Indonesian Spicy Grilled Chicken with Coconut Water
- 6 whole chicken legs
- 6 pcs red chili
- 8 small red onion
- 2 garlic clove
- 1 young coconut (water and flesh)
- 80g salted butter
- 80g ABC kecap manis
- 2 limes, cut to wedges
- Remove the green head from chili and cut in half. In a small pot, bring water and chili to a boil, about 10 minutes or until it is soft.
- Once soft, remove from pot and add it in a food processor or blender. Blend with red onion and garlic and 2-3 tbsp of the coconut water until smooth.
- Pour out into a saucepan and cook on medium heat. Once it starts bubbling, add in butter. Stir till butter has melted and seperated from the chili. The chili paste will be slightly darker red in colour. This will take about 10 minutes.

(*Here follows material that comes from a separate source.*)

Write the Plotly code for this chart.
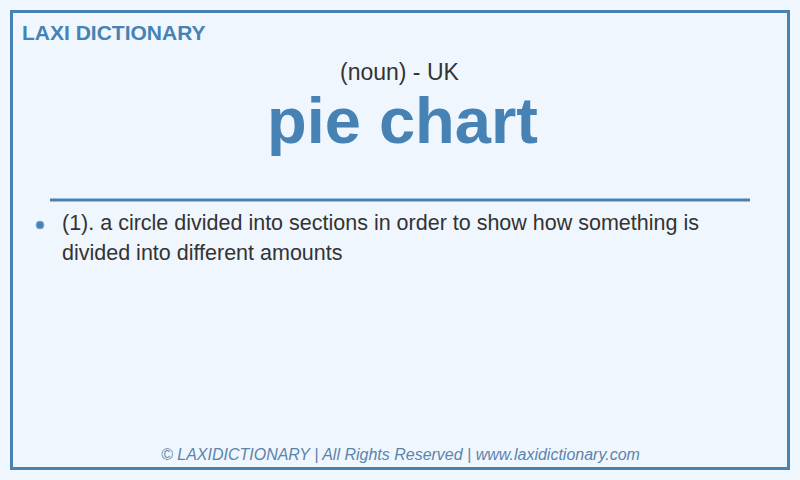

- In a pot, add in chicken legs and the remaining coconut water. Cover with a lid. Turn on the heat and let it cook for 10 minutes, without opening the lid.
- After the chili paste is fragrant and pasty, pour it into a tray. Add kecap manis (the amount of kecap is the same ratio as the chili paste in volume). Squeeze in juice from 1½ limes. Keep the remaining ½ lime to squeeze it before serving.
- Add in the chicken, coat the paste all over and let it marinade for at least 30 minutes.
- Turn on the grill function in the oven (200 C) and grill, skin side up for 15-20 minutes. Yes, including the marinade (It is delicious with rice)
- Slice coconut flesh and sprinkle on top with some chopped chili, coriander and lime wedge.
This is actually my first time cooking with coconut water. Usually I drink coconut water, well, use the shreds, or make coconut milk out from it, but not coconut water by itself. Cooking the chicken in coconut water infuses it with a fragrant yet refreshing smell. And also, the process of making chili paste. Most of the time I would use fresh red chili or dried chili soaked in water (like making KL Pan Mee) but this time, the chili is boiled first till it is somewhat soft. It eases the process of blending it as it still retains some moisture. Oh and if there’s anything newer to me, it’s caramelizing the chili paste with BUTTER! oh God! Butter makes it extra fragrant as I’m using SCS salted butter.
This is actually very yummy, maybe because it’s sweet and spicy but not too sticky. The leftover sauce goes very well with rice so just be careful that you made need some extra rice to polish it off!